**** Data listing

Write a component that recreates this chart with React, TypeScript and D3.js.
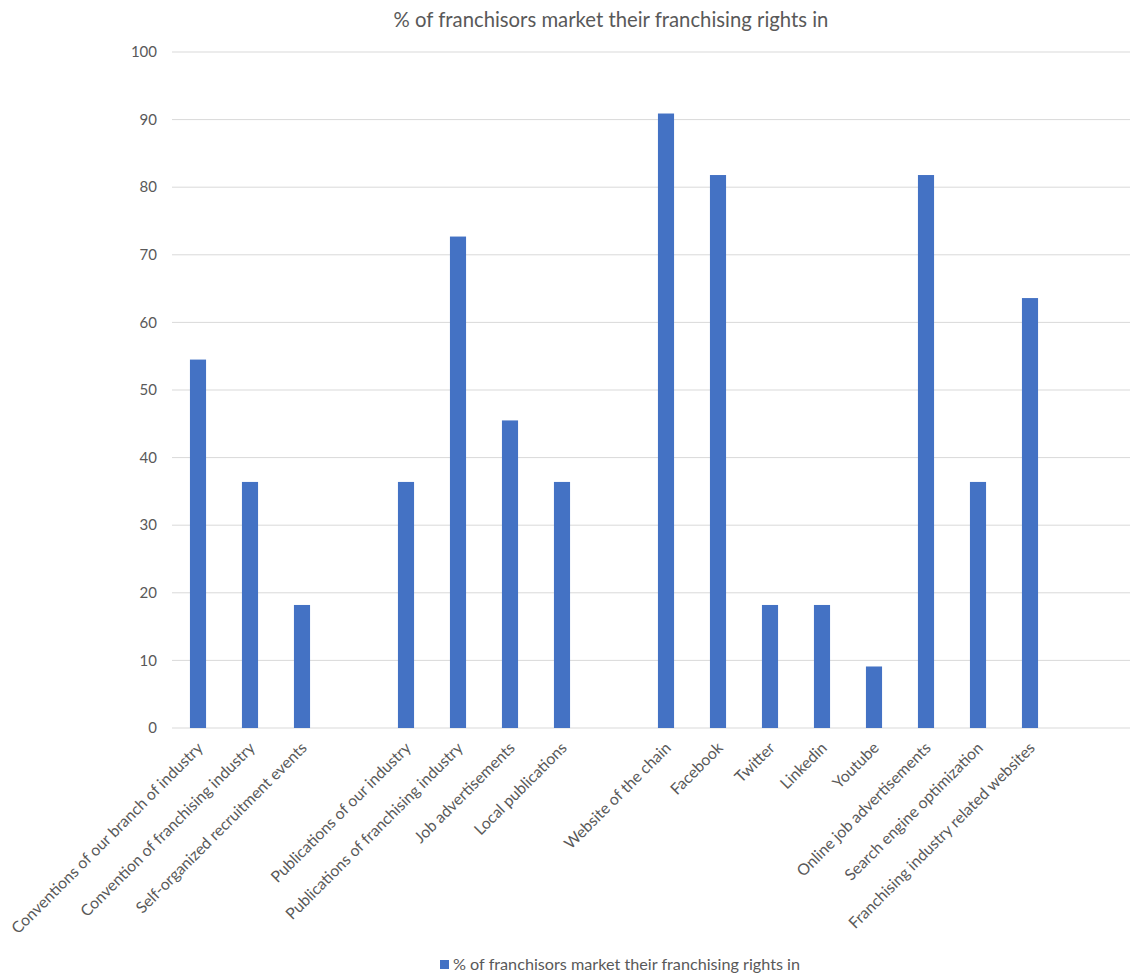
import React from "react";
import * as d3 from "d3";

const categories: string[] = [
  "Conventions of our branch of industry",
  "Convention of franchising industry",
  "Self-organized recruitment events",
  "",
  "Publications of our industry",
  "Publications of franchising industry",
  "Job advertisements",
  "Local publications",
  "",
  "Website of the chain",
  "Facebook",
  "Twitter",
  "Linkedin",
  "Youtube",
  "Online job advertisements",
  "Search engine optimization",
  "Franchising industry related websites",
  "",
  "",
];

const values: (number | null)[] = [
  54.5, 36.4, 18.2, null, 36.4, 72.7, 45.5, 36.4, null, 90.9, 81.8, 18.2, 18.2, 9.1,
  81.8, 36.4, 63.6, null, null,
];

const yTicks: number[] = [0, 10, 20, 30, 40, 50, 60, 70, 80, 90, 100];

const seriesName = "% of franchisors market their franchising rights in";

const W = 1130;
const H = 974;
const FONT = "Lato, 'Open Sans', sans-serif";
const TEXT = "#595959";
const BAR = "#4472C4";
const GRID = "#d9d9d9";

export default function App() {
  const keys = categories.map((_, i) => String(i));
  const x = d3
    .scaleBand<string>()
    .domain(keys)
    .range([172, 172 + 52 * categories.length])
    .paddingInner(0.69)
    .paddingOuter(0.345);
  const y = d3.scaleLinear().domain([0, 100]).range([728, 52]);

  return (
    <svg
      width={W}
      height={H}
      style={{ position: "absolute", left: 0, top: 0, background: "#fff" }}
      fontFamily={FONT}
    >
      <text x={611} y={27} textAnchor="middle" fontSize={20.3} fill={TEXT}>
        {seriesName}
      </text>

      {yTicks.map((t) => (
        <g key={t}>
          <line x1={172} x2={W} y1={y(t)} y2={y(t)} stroke={GRID} strokeWidth={1} />
          <text
            x={157}
            y={y(t)}
            dy="0.35em"
            textAnchor="end"
            fontSize={15}
            fill={TEXT}
          >
            {t}
          </text>
        </g>
      ))}

      {values.map((v, i) =>
        v == null ? null : (
          <rect
            key={i}
            x={x(keys[i])!}
            y={y(v)}
            width={x.bandwidth()}
            height={y(0) - y(v)}
            fill={BAR}
          />
        )
      )}

      {categories.map((c, i) =>
        c === "" ? null : (
          <text
            key={i}
            transform={`translate(${x(keys[i])! + x.bandwidth() / 2 + 2},${745}) rotate(-45)`}
            textAnchor="end"
            dy="0.35em"
            fontSize={15.8}
            fill={TEXT}
          >
            {c}
          </text>
        )
      )}

      <rect x={440} y={960} width={9} height={9} fill={BAR} />
      <text x={453} y={970} fontSize={16.2} fill={TEXT}>
        {seriesName}
      </text>
    </svg>
  );
}
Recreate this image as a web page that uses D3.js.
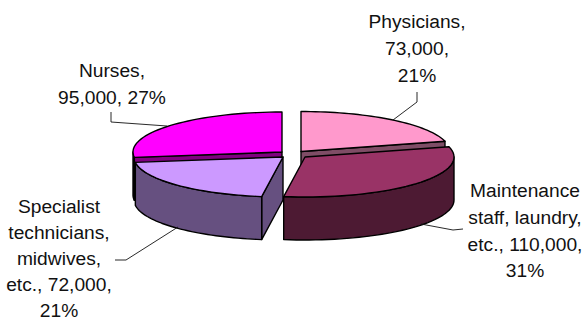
<!DOCTYPE html>
<html><head><meta charset="utf-8">
<script src="https://cdn.jsdelivr.net/npm/d3@7/dist/d3.min.js"></script>
<style>html,body{margin:0;padding:0;background:#fff}svg{display:block}text{font-family:"Liberation Sans",Arial,sans-serif;font-size:19.2px;fill:#111}</style>
</head><body><svg id="c" width="587" height="322"></svg>
<script>
const categories = ["Physicians","Maintenance staff, laundry, etc.","Specialist technicians, midwives, etc.","Nurses"];
const values = [73000,110000,72000,95000];
const topColors = ["#ff99cc","#993366","#cc99ff","#ff00ff"];
const sideColors = ["#7f4d66","#4d1a33","#665080","#800080"];
const outerColors = ["#7f4d66","#4d1a33","#665080","#2f0a2f"];
const labelLines = [
  ["Physicians,","73,000,","21%"],
  ["Maintenance","staff, laundry,","etc., 110,000,","31%"],
  ["Specialist","technicians,","midwives,","etc., 72,000,","21%"],
  ["Nurses,","95,000, 27%"]
];
const svg = d3.select("#c");
const rx = 149, ry = 40, depth = 43;
const lineGaps = [27.2,26.8,26.2,26.5];
// exploded apex of each slice
const apex = [[301,151.5],[305,157],[283,157],[282,152]];
const labelAt = [[417,28],[525,197],[59,212.5],[112,77]];
const leaders = [
  [[393,120],[417,102],[417,92]],
  [[421,224],[453,230],[463,229]],
  [[178,227],[126,260],[115,260]],
  [[167,126],[111,122],[111,112]]
];
const arcs = d3.pie().sort(null).value(d=>d)(values);
const line = d3.line();
const pt = (c,a,dz=0)=>[c[0]+rx*Math.sin(a), c[1]-ry*Math.cos(a)+dz];
const samples = (a0,a1)=>d3.range(0,41).map(d3.scaleLinear().domain([0,40]).range([a0,a1]));
const poly = (p,f)=>svg.append("path").attr("d",line(p)+"Z").attr("fill",f)
  .attr("stroke","#000").attr("stroke-width",1.4).attr("stroke-linejoin","round");
const wall = (c,a,f)=>poly([c,pt(c,a),pt(c,a,depth),[c[0],c[1]+depth]],f);

function slice(i){
  const c = apex[i], a0 = arcs[i].startAngle, a1 = arcs[i].endAngle;
  if (a1<Math.PI) wall(c,a1,sideColors[i]);   // end edge faces the viewer
  if (a0>Math.PI) wall(c,a0,sideColors[i]);   // start edge faces the viewer
  const w0 = Math.max(a0,Math.PI/2), w1 = Math.min(a1,3*Math.PI/2);
  if (w1>w0){
    const s = samples(w0,w1);
    poly(s.map(a=>pt(c,a)).concat(s.slice().reverse().map(a=>pt(c,a,depth))),outerColors[i]);
  }
  poly([c].concat(samples(a0,a1).map(a=>pt(c,a))),topColors[i]);
}
[3,0,2,1].forEach(slice);

leaders.forEach(l=>svg.append("path").attr("d",line(l)).attr("fill","none").attr("stroke","#111").attr("stroke-width",0.9));
labelLines.forEach((ls,i)=>{
  const t = svg.append("text").attr("text-anchor","middle");
  ls.forEach((s,j)=>t.append("tspan").attr("x",labelAt[i][0]).attr("y",labelAt[i][1]+j*lineGaps[i]).text(s));
});
</script></body></html>
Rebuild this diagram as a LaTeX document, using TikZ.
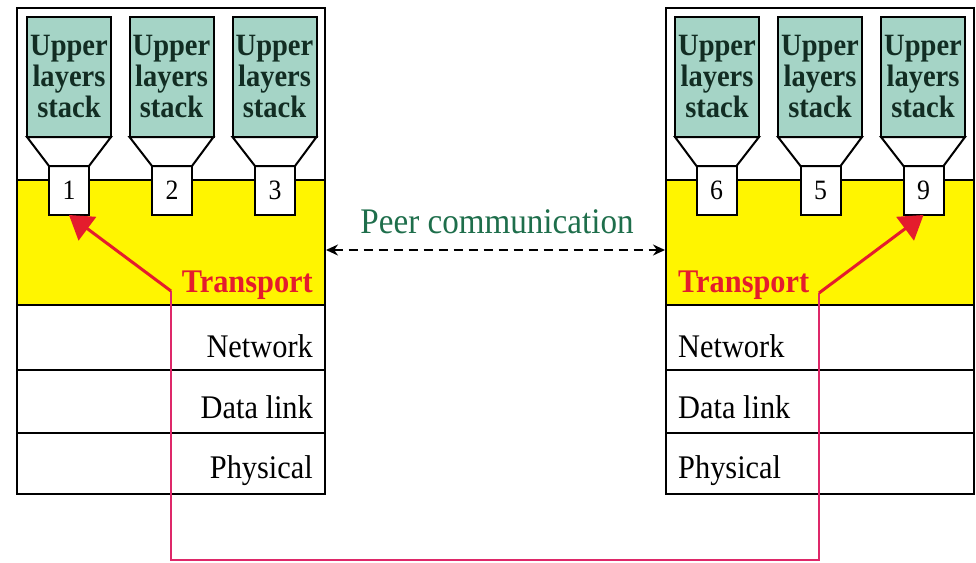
\documentclass[tikz,border=0pt]{standalone}
\usepackage{fontspec}
\setmainfont{Liberation Serif}
\newfontfamily\tallserif[FakeStretch=0.92]{Liberation Serif}
\usetikzlibrary{arrows.meta}
\definecolor{stackfill}{RGB}{165,212,198}
\definecolor{stacktext}{RGB}{18,45,35}
\definecolor{layeryellow}{RGB}{255,245,0}
\definecolor{transred}{RGB}{228,28,45}
\definecolor{pathpink}{RGB}{222,40,105}
\definecolor{peergreen}{RGB}{30,110,75}
\begin{document}
\begin{tikzpicture}[x=1pt,y=-1pt, line join=miter,
  stackbox/.style={draw, line width=2pt, fill=stackfill, minimum width=84pt, minimum height=120pt, inner sep=0pt, outer sep=0pt, align=center, text=stacktext, font=\tallserif\fontsize{31}{31}\selectfont\bfseries},
  portbox/.style={draw, line width=2pt, fill=white, minimum width=40pt, minimum height=49pt, inner sep=0pt, outer sep=0pt, font=\tallserif\fontsize{28}{28}\selectfont},
  hostbox/.style={draw, line width=2pt, minimum width=308pt, inner sep=0pt, outer sep=0pt},
  funnel/.style={draw, line width=2pt, fill=white},
  layertext/.style={inner sep=0pt, font=\tallserif\fontsize{33}{33}\selectfont},
  transtext/.style={inner sep=0pt, text=transred, font=\tallserif\fontsize{33}{33}\selectfont\bfseries},
  redpath/.style={draw=pathpink, line width=1.6pt},
  redarrow/.style={draw=transred, line width=3pt, -{Triangle[length=23pt,width=29pt]}, fill=transred}
]
\useasboundingbox (0,0) rectangle (976,562);

% left host
\node[hostbox, minimum height=172pt] (Lup) at (171,94) {};
\node[hostbox, fill=layeryellow, minimum height=125pt] (Ltr) at (171,242.5) {};
\node[hostbox, minimum height=65pt] (Lnet) at (171,337.5) {};
\node[hostbox, minimum height=63pt] (Ldl) at (171,401.5) {};
\node[hostbox, minimum height=61pt] (Lph) at (171,463.5) {};

% right host
\node[hostbox, minimum height=172pt] (Rup) at (820,94) {};
\node[hostbox, fill=layeryellow, minimum height=125pt] (Rtr) at (820,242.5) {};
\node[hostbox, minimum height=65pt] (Rnet) at (820,337.5) {};
\node[hostbox, minimum height=63pt] (Rdl) at (820,401.5) {};
\node[hostbox, minimum height=61pt] (Rph) at (820,463.5) {};

% stacks and ports (left)
\node[stackbox] (S1) at (69,77) {Upper\\layers\\stack};
\node[stackbox] (S2) at (171.5,77) {Upper\\layers\\stack};
\node[stackbox] (S3) at (274.5,77) {Upper\\layers\\stack};
\node[portbox] (P1) at (69,190.5) {1};
\node[portbox] (P2) at (172,190.5) {2};
\node[portbox] (P3) at (275,190.5) {3};
% stacks and ports (right)
\node[stackbox] (S6) at (717,77) {Upper\\layers\\stack};
\node[stackbox] (S5) at (820,77) {Upper\\layers\\stack};
\node[stackbox] (S9) at (923,77) {Upper\\layers\\stack};
\node[portbox] (P6) at (716.5,190.5) {6};
\node[portbox] (P5) at (820.5,190.5) {5};
\node[portbox] (P9) at (923.5,190.5) {9};

% funnels
\foreach \s/\p in {S1/P1,S2/P2,S3/P3,S6/P6,S5/P5,S9/P9}{
  \draw[funnel] (\s.south west) -- (\s.south east) -- (\p.north east) -- (\p.north west) -- cycle;
}

% layer labels
\node[transtext, anchor=base east] (LtrT) at (313,292) {Transport};
\node[layertext, anchor=base east] (LnetT) at (313,357) {Network};
\node[layertext, anchor=base east] (LdlT) at (313,418) {Data link};
\node[layertext, anchor=base east] (LphT) at (313,478) {Physical};
\node[transtext, anchor=base west] (RtrT) at (678,292) {Transport};
\node[layertext, anchor=base west] (RnetT) at (678,357) {Network};
\node[layertext, anchor=base west] (RdlT) at (678,418) {Data link};
\node[layertext, anchor=base west] (RphT) at (678,478) {Physical};

% peer communication
\coordinate (peerL) at (326,250);
\coordinate (peerR) at (665,250);
\draw[line width=1.6pt, dash pattern=on 9pt off 6pt, {Stealth[length=12pt,width=11pt]}-{Stealth[length=12pt,width=11pt]}] (peerL) -- (peerR);
\node[anchor=base, inner sep=0pt, text=peergreen, font=\tallserif\fontsize{36}{36}\selectfont] (peer) at (497,233) {Peer communication};

% red path
\coordinate (bendL) at (171,291);
\coordinate (bendR) at (819,293);
\coordinate (botR) at (819,560);
\draw[redpath] (bendL) |- (botR) -- (bendR);
\draw[redarrow] (bendL) -- (P1.south);
\draw[redarrow] (bendR) -- (P9.south);
\end{tikzpicture}
\end{document}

********

> _Short problem_: Exactly as written, please give again the lines from the beginning of the listing through the line containing "const y = d3.scaleLinear().domain([0, 100]).range([728, 52]);", inclusive, without any pictures.

> _The solution_:
Write a component that recreates this chart with React, TypeScript and D3.js.
import React from "react";
import * as d3 from "d3";

const categories: string[] = [
  "Conventions of our branch of industry",
  "Convention of franchising industry",
  "Self-organized recruitment events",
  "",
  "Publications of our industry",
  "Publications of franchising industry",
  "Job advertisements",
  "Local publications",
  "",
  "Website of the chain",
  "Facebook",
  "Twitter",
  "Linkedin",
  "Youtube",
  "Online job advertisements",
  "Search engine optimization",
  "Franchising industry related websites",
  "",
  "",
];

const values: (number | null)[] = [
  54.5, 36.4, 18.2, null, 36.4, 72.7, 45.5, 36.4, null, 90.9, 81.8, 18.2, 18.2, 9.1,
  81.8, 36.4, 63.6, null, null,
];

const yTicks: number[] = [0, 10, 20, 30, 40, 50, 60, 70, 80, 90, 100];

const seriesName = "% of franchisors market their franchising rights in";

const W = 1130;
const H = 974;
const FONT = "Lato, 'Open Sans', sans-serif";
const TEXT = "#595959";
const BAR = "#4472C4";
const GRID = "#d9d9d9";

export default function App() {
  const keys = categories.map((_, i) => String(i));
  const x = d3
    .scaleBand<string>()
    .domain(keys)
    .range([172, 172 + 52 * categories.length])
    .paddingInner(0.69)
    .paddingOuter(0.345);
  const y = d3.scaleLinear().domain([0, 100]).range([728, 52]);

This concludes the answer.